_WHAT TO PRODUCE_: Without the pictures, repeat the listing character for character.

_PROVIDED DATA_:
────────────────────

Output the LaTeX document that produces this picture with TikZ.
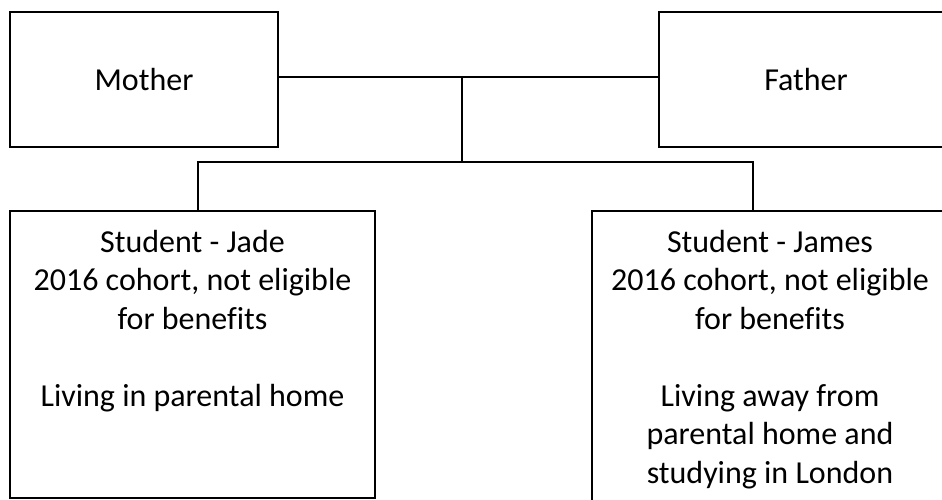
\documentclass[tikz,border=0pt]{standalone}
\usepackage{fontspec}
\setmainfont{Carlito}[Ligatures=NoCommon]
\begin{document}
\begin{tikzpicture}[x=1pt,y=-1pt,
  box/.style={draw=black,line width=2pt,inner sep=0pt,anchor=north west},
  txt/.style={inner sep=0pt,align=center,font=\fontsize{32}{38.5}\selectfont},
  conn/.style={draw=black,line width=1.3pt}]
\useasboundingbox (0,0) rectangle (942,499);
\clip (0,0) rectangle (942,499);
\fill[white] (0,0) rectangle (942,499);
\node[box,minimum width=268pt,minimum height=135pt] (mother) at (9,11) {};
\node[box,minimum width=294pt,minimum height=135pt] (father) at (658,11) {};
\node[box,minimum width=365pt,minimum height=287pt] (jade) at (9,210) {};
\node[box,minimum width=356pt,minimum height=320pt] (james) at (591,210) {};
\node[txt] (mothert) at (mother.center) {Mother};
\node[txt] (fathert) at (father.center) {Father};
\node[txt,anchor=north] (jadet) at ([yshift=-20pt]jade.north) {Student - Jade\\2016 cohort, not eligible\\for benefits\\[38.5pt]Living in parental home};
\node[txt,anchor=north] (jamest) at ([yshift=-20pt]james.north) {Student - James\\2016 cohort, not eligible\\for benefits\\[38.5pt]Living away from\\parental home and\\studying in London};
\coordinate (mid) at (462,77);
\coordinate (bar) at (462,162);
\coordinate (jl) at (198,162);
\coordinate (jr) at (753,162);
\draw[conn] (mother.east |- mid) -- (father.west |- mid);
\draw[conn] (mid) -- (bar);
\draw[conn] (jl |- jade.north) -- (jl) -- (jr) -- (jr |- james.north);
\end{tikzpicture}
\end{document}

────────────────────

_EXERCISE RESULT_:
Output the LaTeX document that produces this picture with TikZ.
\documentclass[tikz,border=0pt]{standalone}
\usepackage{fontspec}
\setmainfont{Carlito}[Ligatures=NoCommon]
\begin{document}
\begin{tikzpicture}[x=1pt,y=-1pt,
  box/.style={draw=black,line width=2pt,inner sep=0pt,anchor=north west},
  txt/.style={inner sep=0pt,align=center,font=\fontsize{32}{38.5}\selectfont},
  conn/.style={draw=black,line width=1.3pt}]
\useasboundingbox (0,0) rectangle (942,499);
\clip (0,0) rectangle (942,499);
\fill[white] (0,0) rectangle (942,499);
\node[box,minimum width=268pt,minimum height=135pt] (mother) at (9,11) {};
\node[box,minimum width=294pt,minimum height=135pt] (father) at (658,11) {};
\node[box,minimum width=365pt,minimum height=287pt] (jade) at (9,210) {};
\node[box,minimum width=356pt,minimum height=320pt] (james) at (591,210) {};
\node[txt] (mothert) at (mother.center) {Mother};
\node[txt] (fathert) at (father.center) {Father};
\node[txt,anchor=north] (jadet) at ([yshift=-20pt]jade.north) {Student - Jade\\2016 cohort, not eligible\\for benefits\\[38.5pt]Living in parental home};
\node[txt,anchor=north] (jamest) at ([yshift=-20pt]james.north) {Student - James\\2016 cohort, not eligible\\for benefits\\[38.5pt]Living away from\\parental home and\\studying in London};
\coordinate (mid) at (462,77);
\coordinate (bar) at (462,162);
\coordinate (jl) at (198,162);
\coordinate (jr) at (753,162);
\draw[conn] (mother.east |- mid) -- (father.west |- mid);
\draw[conn] (mid) -- (bar);
\draw[conn] (jl |- jade.north) -- (jl) -- (jr) -- (jr |- james.north);
\end{tikzpicture}
\end{document}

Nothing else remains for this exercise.